Coal supply crunch has led non-power sector to 'catastrophic conditions': Industry associations
New Delhi, Feb 13 (PTI) Industry associations have written to Prime Minister Narendra Modi on deteriorating coal supply to the non-power sector, stating that curtailment in fuel supply by rail as well as road and road cum rail (RcR) modes over the last few weeks has pushed the sector towards a "catastrophic" situation.
Moreover, the fertiliser being part of the regulated sector is also suffering immensely due to supply crunch from the indigenous sources, they said in a joint representation.
The associations include the Aluminium Association of India, Coal Consumers' Association of India, Confederation of Indian Textile Industry, Indian Captive Power Producers Association, Sponge Iron Manufacturers Association, and Fertiliser Association of India.
"While the regular supply of coal rakes to the utilities have helped the stock of dry fuel at the country's power plants to rise, we beg to state that despite several representations by various industry players as well as the associations, the coal supply scenario to the non-power sector has deteriorated even more. Further curtailment in supply by rail as well as road and road cum rail (RcR) modes since the last few weeks has caused the plight of NRS consumers to descend towards catastrophic conditions," they said.
Industries like aluminium, cement, steel, sponge-iron, paper, fertiliser, chemical, rayon and their captive power plants (CPPs) are mostly dependent on domestic coal as fuel as well as a direct feed in the process of manufacturing.
This adverse supply situation that started around August/September last year became further arduous as coal stock at many plants plunged below a critical level. The demand-supply ratio had shown signs of improvement during November. However, the supply to the NRS consumers, including CPPs, has plummeted once again despite October-March being the highest production months for Coal India Ltd.

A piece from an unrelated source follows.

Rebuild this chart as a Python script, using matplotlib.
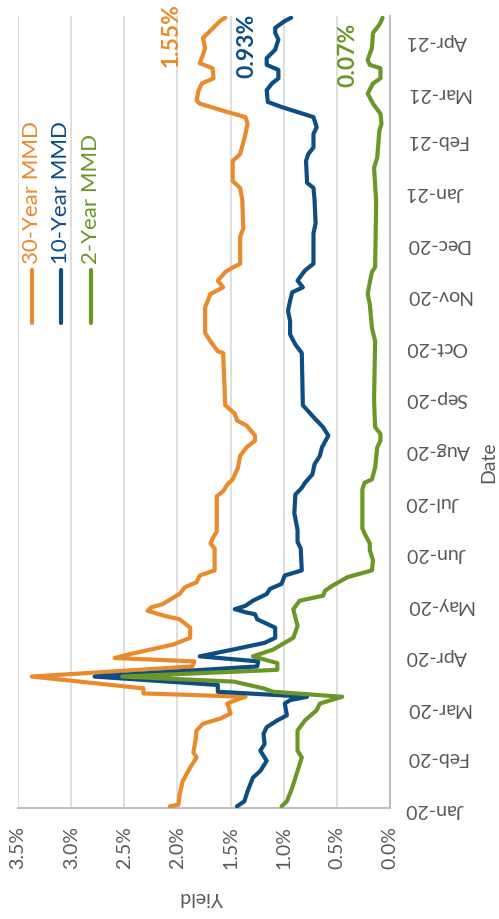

"Industries plan for their fuel requirement well in advance. Therefore, any sudden changes in supply commitment from the indigenous sources create a huge impact in plant operations," the associations explained.
Energy-intensive and continuous process plants along with their captive power plants are highly dependent on coal as a primary source of fuel. Therefore, interruption in the fuel supply chain is forcing many plants to run at a lower capacity and adversely affecting their cost of production. Higher cost of production will ultimately affect every section of the society, they said.
"It is our humble submission that the standard policy of the Ministry of Coal (CCEA approved) may be strongly implemented to ensure a justified ratio of coal allocation between power sector and industries so that the consumers are not deprived of their legitimate entitlement and could continue their production economically for delivery of goods at an affordable price to the common people," they said.
Coal India on Saturday said it is currently supplying around 3.4 lakh tonnes of coal per day to non-power sector which is the company's average supply to this segment and stressed that it has sufficient buffer stock to increase supply to the sector.